Um Lugar Silencioso
(A Quiet Place, 2018)
Por Heitor Romero
O peso do silêncio.
O som é um recurso escasso em Um Lugar Silencioso (A Quiet Place, 2018), segundo filme de John Krasinski na direção. Cada barulho, por mínimo que seja, carrega em si toda a tensão do mundo. Nesse universo imaginado pelo diretor, a raça humana está quase extinta após o surgimento de poderosas criaturas de origem e natureza desconhecidas, que se alimentam de qualquer ser vivo – e que, por serem cegas, usam sua audição ultrassensível para se guiar na caça. Uma família remanescente em uma fazenda americana adaptou toda sua vida a essa realidade em que o silêncio deve ser absoluto, mas a gravidez em estágio avançado de Evelyn (Emily Blunt) obriga todos a se prepararem para um possível confronto definitivo.
Um Lugar Silencioso tem um plot autossuficiente para um filme de terror: a tensão está toda no silêncio – ou no rompimento dele. Krasinski tem noção do material que tem em mãos e faz um bom aproveitamento na condução dessa narrativa que vai o tempo todo se equilibrar numa linha tênue de cuidados excessivos, calculados, e que sabemos que cedo ou tarde vão cambalear e até mesmo cair de vez. Até certo ponto, o filme consegue viver somente dos jump scares provocados pelos momentos em que acidentalmente alguém derruba algo no chão, ou esbarra em prateleiras, ou deixa escapar um sussurro ou gemido alto o suficiente para atrair a atenção das criaturas. Nesse cenário onde tudo é calculado em detalhes, é fácil romper com a fragilidade da situação, e graças a esse impasse temos um bom nível de tensão que se mantém até o fim.
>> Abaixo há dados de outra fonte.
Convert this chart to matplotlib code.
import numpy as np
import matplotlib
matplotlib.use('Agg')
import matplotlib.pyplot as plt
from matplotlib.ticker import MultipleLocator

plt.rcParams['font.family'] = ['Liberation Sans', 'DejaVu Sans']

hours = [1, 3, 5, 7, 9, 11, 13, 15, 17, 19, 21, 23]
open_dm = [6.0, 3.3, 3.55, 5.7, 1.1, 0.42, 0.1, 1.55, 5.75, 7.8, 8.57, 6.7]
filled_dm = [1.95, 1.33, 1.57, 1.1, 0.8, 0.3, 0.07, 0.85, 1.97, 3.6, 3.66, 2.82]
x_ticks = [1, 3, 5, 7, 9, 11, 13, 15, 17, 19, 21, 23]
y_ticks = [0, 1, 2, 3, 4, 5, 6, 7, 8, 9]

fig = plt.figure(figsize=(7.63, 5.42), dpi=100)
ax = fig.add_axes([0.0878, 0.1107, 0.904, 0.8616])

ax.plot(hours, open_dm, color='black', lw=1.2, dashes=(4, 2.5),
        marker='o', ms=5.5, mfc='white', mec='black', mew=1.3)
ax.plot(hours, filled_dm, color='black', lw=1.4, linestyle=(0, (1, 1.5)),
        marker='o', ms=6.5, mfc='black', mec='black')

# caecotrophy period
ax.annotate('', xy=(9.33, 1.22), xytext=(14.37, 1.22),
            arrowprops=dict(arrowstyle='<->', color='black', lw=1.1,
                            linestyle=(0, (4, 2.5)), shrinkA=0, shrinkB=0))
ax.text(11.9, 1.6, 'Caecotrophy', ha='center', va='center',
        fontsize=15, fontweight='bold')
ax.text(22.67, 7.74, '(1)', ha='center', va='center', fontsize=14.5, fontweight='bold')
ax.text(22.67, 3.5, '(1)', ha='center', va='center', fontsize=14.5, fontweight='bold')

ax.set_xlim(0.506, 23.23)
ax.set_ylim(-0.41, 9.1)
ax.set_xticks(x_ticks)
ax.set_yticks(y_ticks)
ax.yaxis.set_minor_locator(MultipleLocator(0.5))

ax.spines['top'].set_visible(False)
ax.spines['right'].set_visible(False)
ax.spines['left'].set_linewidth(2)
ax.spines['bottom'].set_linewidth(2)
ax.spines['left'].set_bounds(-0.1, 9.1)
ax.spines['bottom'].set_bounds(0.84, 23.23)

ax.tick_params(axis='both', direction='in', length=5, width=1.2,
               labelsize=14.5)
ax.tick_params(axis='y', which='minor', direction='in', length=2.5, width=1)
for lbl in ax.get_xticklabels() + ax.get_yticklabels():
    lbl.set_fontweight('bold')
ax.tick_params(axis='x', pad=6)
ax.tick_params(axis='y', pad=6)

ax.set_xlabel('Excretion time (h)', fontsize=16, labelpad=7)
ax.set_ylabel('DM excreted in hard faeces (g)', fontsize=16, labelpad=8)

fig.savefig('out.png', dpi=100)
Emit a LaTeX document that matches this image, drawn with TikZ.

Invariavelmente, essa fórmula acaba se esgotando muito antes de o filme terminar, mas o roteiro oferece sempre situações de tensão crescente que impedem que o ritmo caia ou que a ideia perca o vigor. Mas por mais enxuto e econômico que seja, a opção de jogar todo o suspense nesse vai e vem entre silêncio e barulho, barulho e silêncio, gritos reprimidos, jogos de esconde-esconde, logo soa como preguiça em avançar com novos recursos. A salvação aqui seria o aprofundamento na alegoria sobre a difícil comunicação na família, mas esse subtexto acaba apenas arranhado no superficial.
Mais do que uma família lutando pela sobrevivência em um cenário quase pós-apocalíptico, a mensagem por trás da alegoria em Um Lugar Silencioso está nos ruídos de comunicação entre pessoas que dividem a casa, a rotina e, principalmente, o sangue. A sombra do luto de um filho perdido, a dificuldade no entrosamento com uma filha surda de nascença (e por isso mais suscetível aos ataques, por não ter noção do barulho que produz), a tentativa de educar sem poder falar, a luta para manter o casamento em pé mesmo com todas as privações de uma vida normal: tudo conspira contra a integridade daquela família isolada no mundo. O silêncio vai calar fundo em todos eles. A verdadeira batalha do pai, vivido pelo próprio Krasinski, é manter todos os pedaços unidos e impedir o desmoronamento do seu lar.
Esse subtexto, ainda que renda momentos de genuína emoção, é engolido pela correria de um roteiro apressado e impede que o filme consiga sair um pouco da fórmula de jump scares consecutivos. Talvez a criação mais cuidadosa daquela atmosfera de solidão e iminente perda fosse o suficiente para cativar a verdadeira empatia do público para com os dramas de cada membro da família. Nada que comprometa o resultado final: Um Lugar Silencioso é, afinal, um suspense eficiente, ainda que não traga nada de novo ou especialmente marcante.